MATA INDONESIA, JAKARTA – Penyesuaian harga Bahan Bakar Minyak (BBM) jenis pertalite, solar, dan pertamax akan berdampak pada pertumbuhan ekonomi, inflasi, dan suku bunga acuan.
Menurut Ekonom PT Bank Mandiri (Persero) Tbk (BMRI) Faisal Rachman terdapat tiga poin penting atau dampak naiknya BBM. terutama terhadap Outlook Ekonomi 2022.
Pertama, kenaikan harga ketiga jenis BBM berisiko dapat memangkas pertumbuhan ekonomi sampai dengan 0,33 ppt. Faisal menyampaikan, hingga semester I-2022, ekonomi Indonesia mampu tumbuh sebesar 5,23 persen. Ini karena dukungan naiknya mobilitas setelah pelonggaran PPKM, bansos dari pemerintah. Dan kinerja ekspor yang tinggi di tengah naiknya harga komoditas unggulan.
“Dengan demikian, kami masih melihat ekonomi Indonesia masih dapat tumbuh di kisaran lima persen. Secara full-year pada 2022 ini,” ujar Faisal Rachman, Minggu, 4 September 2022.
Kemudian yang kedua, kenaikan harga ketiga jenis BBM tersebut akan memicu naiknya inflasi. Berdasarkan hitungan BMRI, kenaikan harga pertalite sebesar 30,72 persen dan pertamax sebesar 16,00 persen secara total akan menyumbang inflasi sebesar 1,35 ppt. Sementara itu, kenaikan harga solar sebesar 32,04 persen akan berkontribusi sebesar 0,17 ppt pada tingkat inflasi.
“Hitungan ini sudah memperhitungkan first round impact atau dampak kenaikan harga ketiga jenis BBM tersebut secara langsung, dan second round impact atau dampak lanjutan pada inflasi seperti naiknya harga jasa transportasi, distribusi, hingga kenaikan sebagian harga barang dan jasa lainnya,” katanya.
Dengan demikian, BMRI memprediksikan inflasi pada akhir 2022 akan berada pada kisaran 6,27 persen, atau lebih tinggi dari angka proyeksi awal yang sebesar 4,60 persen. Sementara itu, inflasi inti akan berada pada kisaran 4,35 persen pada akhir tahun ini.
Faisal memberikan catatan, hanya terdapat empat bulan berjalan di sisa tahun ini. Sehingga dampak dari second round impact masih akan berlanjut pada 2023. Terutama pada semester pertama. Hal ini adanya kondisi sticky price atau harga beberapa barang dan jasa yang cenderung lambat terhadap penyesuaian harga.
“Oleh sebab itu, kami melihat inflasi pada 2023 berpotensi akan berada pada kisaran 3,50 persen sampai 4,00 persen” ujar Faisal.
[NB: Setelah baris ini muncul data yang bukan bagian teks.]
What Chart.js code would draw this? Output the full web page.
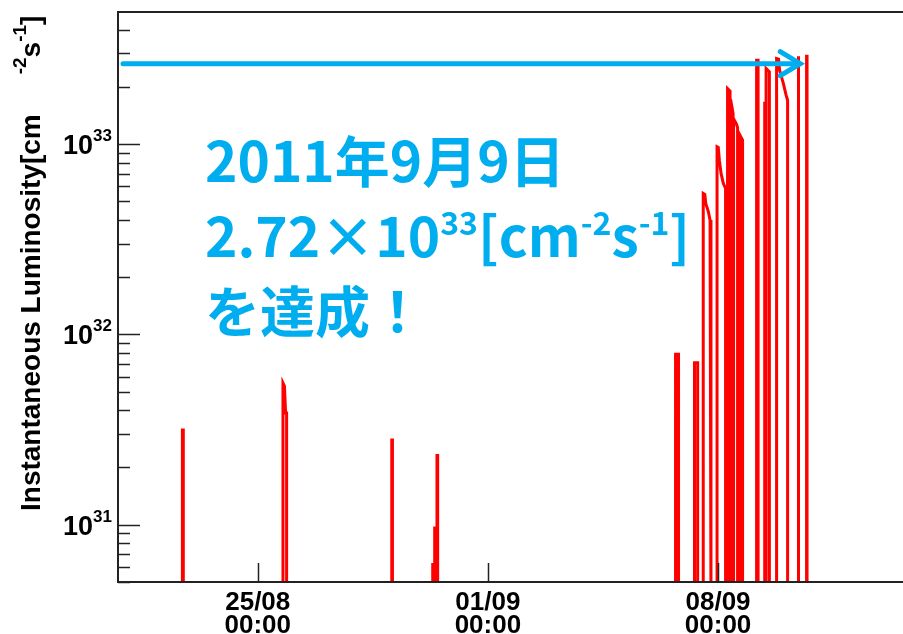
<!DOCTYPE html>
<html>
<head>
  <title>Instantaneous Luminosity</title>
  <script src="https://cdn.jsdelivr.net/npm/chart.js"></script>
  <style>
    body { margin: 0; background: #fff; }
  </style>
</head>
<body>
  <canvas id="lumiChart" width="903" height="634"></canvas>
  <script>
    // one entry per fill: time stamps (UTC) and luminosity [cm^-2 s^-1] read at them
    const fillTimes = [
      ['2011-08-22 17:00', '2011-08-22 17:40'],
      ['2011-08-25 18:25', '2011-08-25 19:30', '2011-08-25 20:20', '2011-08-25 21:05'],
      ['2011-08-29 01:50', '2011-08-29 02:20'],
      ['2011-08-30 07:30', '2011-08-30 07:50'],
      ['2011-08-30 09:10', '2011-08-30 09:30'],
      ['2011-08-30 10:50', '2011-08-30 11:20'],
      ['2011-09-06 16:58', '2011-09-06 19:09'],
      ['2011-09-07 06:29', '2011-09-07 07:10', '2011-09-07 09:07'],
      ['2011-09-07 13:11', '2011-09-07 14:20', '2011-09-07 15:01', '2011-09-07 16:55', '2011-09-07 18:10', '2011-09-07 18:50'],
      ['2011-09-07 23:16', '2011-09-08 00:10', '2011-09-08 00:57', '2011-09-08 02:11', '2011-09-08 03:52', '2011-09-08 05:29'],
      ['2011-09-08 06:56', '2011-09-08 08:46'],
      ['2011-09-08 09:08', '2011-09-08 10:58'],
      ['2011-09-08 11:19', '2011-09-08 13:31', '2011-09-08 14:15'],
      ['2011-09-08 16:26', '2011-09-08 17:54'],
      ['2011-09-09 04:08', '2011-09-09 05:13'],
      ['2011-09-09 09:50', '2011-09-09 10:10'],
      ['2011-09-09 11:04', '2011-09-09 13:28'],
      ['2011-09-09 18:44', '2011-09-09 20:11', '2011-09-09 20:55', '2011-09-09 23:42', '2011-09-10 01:40', '2011-09-10 02:46'],
      ['2011-09-10 10:30', '2011-09-10 10:50'],
      ['2011-09-10 16:37', '2011-09-10 16:57']
    ];
    const fillLumi = [
      [3.15e31, 3.15e31],
      [5.56e31, 5.35e31, 3.87e31, 3.87e31],
      [2.79e31, 2.79e31],
      [6.3e30, 6.3e30],
      [9.6e30, 9.6e30],
      [2.31e31, 2.31e31],
      [7.87e31, 7.87e31],
      [6.9e31, 7.1e31, 7.1e31],
      [5.51e32, 5.45e32, 4.88e32, 4.42e32, 3.99e32, 3.6e32],
      [9.68e32, 9.6e32, 8.24e32, 7.02e32, 6.22e32, 5.85e32],
      [1.96e33, 1.9e33],
      [1.72e33, 1.45e33],
      [1.36e33, 1.27e33, 1.22e33],
      [1.1e33, 1.05e33],
      [2.76e33, 2.76e33],
      [1.67e33, 1.67e33],
      [2.5e33, 2.4e33],
      [2.82e33, 2.8e33, 2.45e33, 2.08e33, 1.81e33, 1.7e33],
      [2.9e33, 2.9e33],
      [2.9e33, 2.9e33]
    ];
    const baseLumi = 4e30;            // below the axis, so each fill starts and ends off-frame
    const xRange = ['2011-08-20 18:00', '2011-09-13 15:00'];
    const yRange = [5e30, 4.95e33];
    const dayTicks = ['2011-08-25 00:00', '2011-09-01 00:00', '2011-09-08 00:00'];
    const dayLabels = [['25/08', '00:00'], ['01/09', '00:00'], ['08/09', '00:00']];
    const decades = [31, 32, 33];
    const recordLumi = 2.65e33;
    const recordTime = '2011-09-10 12:00';
    const noteLines = ['2011年9月9日', '2.72×10|33|[cm|-2|s|-1|]', 'を達成！'];

    const toDay = s => Date.parse(s.replace(' ', 'T') + ':00Z') / 864e5;

    const points = [];
    fillTimes.forEach((times, i) => {
      const xs = times.map(toDay);
      points.push({ x: xs[0], y: baseLumi });
      xs.forEach((x, j) => points.push({ x: x, y: fillLumi[i][j] }));
      points.push({ x: xs[xs.length - 1], y: baseLumi });
      points.push({ x: xs[xs.length - 1], y: null });
    });

    const blue = '#00AEEF';
    const sans = '"Liberation Sans", Arial, sans-serif';

    // draws text pieces, every second piece raised as a superscript
    function richText(ctx, x, y, pieces, font, sfont, rise) {
      pieces.forEach((p, i) => {
        ctx.font = i % 2 ? sfont : font;
        ctx.fillText(p, x, i % 2 ? y - rise : y);
        x += ctx.measureText(p).width;
      });
    }

    const decorations = {
      id: 'decorations',
      afterDraw(chart) {
        const { ctx, chartArea: a, scales: { x, y } } = chart;
        ctx.save();
        ctx.strokeStyle = '#222';
        ctx.fillStyle = '#000';

        // y ticks inside the frame
        ctx.lineWidth = 1.5;
        for (let e = 30; e <= 33; e++) {
          for (let m = 1; m <= 9; m++) {
            const v = m * Math.pow(10, e);
            if (v < yRange[0] || v > yRange[1]) continue;
            const py = Math.round(y.getPixelForValue(v)) + 0.5;
            ctx.beginPath();
            ctx.moveTo(a.left, py);
            ctx.lineTo(a.left + (m === 1 ? 22 : 12), py);
            ctx.stroke();
          }
        }
        // x ticks
        dayTicks.forEach(t => {
          const px = Math.round(x.getPixelForValue(toDay(t))) + 0.5;
          ctx.beginPath();
          ctx.moveTo(px, a.bottom);
          ctx.lineTo(px, a.bottom - 19);
          ctx.stroke();
        });

        // frame
        ctx.lineWidth = 2;
        ctx.beginPath();
        ctx.moveTo(a.right, a.top);
        ctx.lineTo(a.left, a.top);
        ctx.lineTo(a.left, a.bottom);
        ctx.lineTo(a.right, a.bottom);
        ctx.stroke();

        // y tick labels
        ctx.textAlign = 'left';
        ctx.textBaseline = 'alphabetic';
        decades.forEach(e => {
          const py = y.getPixelForValue(Math.pow(10, e));
          richText(ctx, 63, py + 10, ['10', String(e)], 'bold 27px ' + sans, 'bold 17px ' + sans, 13);
        });
        // x tick labels
        ctx.textAlign = 'center';
        ctx.font = 'bold 26px ' + sans;
        dayTicks.forEach((t, i) => {
          const px = x.getPixelForValue(toDay(t));
          ctx.fillText(dayLabels[i][0], px, 610);
          ctx.fillText(dayLabels[i][1], px, 633);
        });

        // y title
        ctx.save();
        ctx.translate(40, 511);
        ctx.rotate(-Math.PI / 2);
        ctx.textAlign = 'left';
        ctx.font = 'bold 28px ' + sans;
        const head = 'Instantaneous Luminosity[cm';
        ctx.fillText(head, 0, 0);
        const tx = ctx.measureText(head).width + 40;
        richText(ctx, tx, 0, ['', '-2', 's', '-1', ']'], 'bold 28px ' + sans, 'bold 19px ' + sans, 14);
        ctx.restore();

        // record arrow
        const ay = y.getPixelForValue(recordLumi);
        const ax = x.getPixelForValue(toDay(recordTime));
        ctx.strokeStyle = blue;
        ctx.lineWidth = 5;
        ctx.lineCap = 'round';
        ctx.beginPath();
        ctx.moveTo(a.left + 5, ay);
        ctx.lineTo(ax - 3, ay);
        ctx.stroke();
        ctx.beginPath();
        ctx.moveTo(ax - 20, ay - 12);
        ctx.lineTo(ax, ay);
        ctx.lineTo(ax - 20, ay + 12);
        ctx.stroke();

        // note
        ctx.fillStyle = blue;
        ctx.textAlign = 'left';
        const nf = 'bold 55px "Noto Sans CJK JP", sans-serif';
        const ns = 'bold 32px "Noto Sans CJK JP", sans-serif';
        ctx.font = nf;
        ctx.fillText(noteLines[0], 205, 182);
        richText(ctx, 205, 257, noteLines[1].split('|'), nf, ns, 22);
        ctx.font = nf;
        ctx.fillText(noteLines[2], 205, 332);
        ctx.restore();
      }
    };

    new Chart(document.getElementById('lumiChart'), {
      type: 'line',
      data: {
        datasets: [{
          data: points,
          borderColor: '#ff0000',
          borderWidth: 3,
          pointRadius: 0,
          fill: false,
          tension: 0,
          spanGaps: false
        }]
      },
      options: {
        responsive: false,
        animation: false,
        devicePixelRatio: 1,
        layout: { padding: { top: 12, left: 0, right: 0, bottom: 0 } },
        plugins: { legend: { display: false }, tooltip: { enabled: false } },
        scales: {
          x: {
            type: 'linear',
            min: toDay(xRange[0]),
            max: toDay(xRange[1]),
            grid: { display: false },
            border: { display: false },
            ticks: { display: false },
            afterFit: s => { s.height = 52; }
          },
          y: {
            type: 'logarithmic',
            min: yRange[0],
            max: yRange[1],
            grid: { display: false },
            border: { display: false },
            ticks: { display: false },
            afterFit: s => { s.width = 118; }
          }
        }
      },
      plugins: [decorations]
    });
  </script>
</body>
</html>
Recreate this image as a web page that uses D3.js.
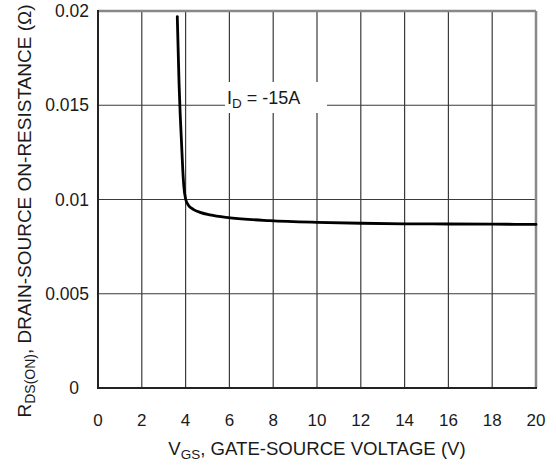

Selanjutnya yang ketiga, suku bunga acuan dapat naik lebih tinggi dari perkiraan awal. Faisal mengatakan, kenaikan inflasi umum ke kisaran 6,27 persentahun ini dan inflasi inti ke atas target range. Ini juga akan mendorong Bank Indonesia (BI) untuk menaikkan suku bunga acuan. Atau BI7DRRR sebesar maksimal 100 bps ke 4,75 persen pada sisa tahun.
Angka tersebut lebih tinggi. Dengan asumsi awal BMRI yang sebesar 50 bps ke 4,25 persen sebelum adanya kenaikan BBM bersubsidi. “Kenaikan inflasi yang berlanjut ke semester I-2023 juga akan membuka peluang BI untuk melanjutkan kenaikan suku bunga acuan pada awal 2023,” katanya.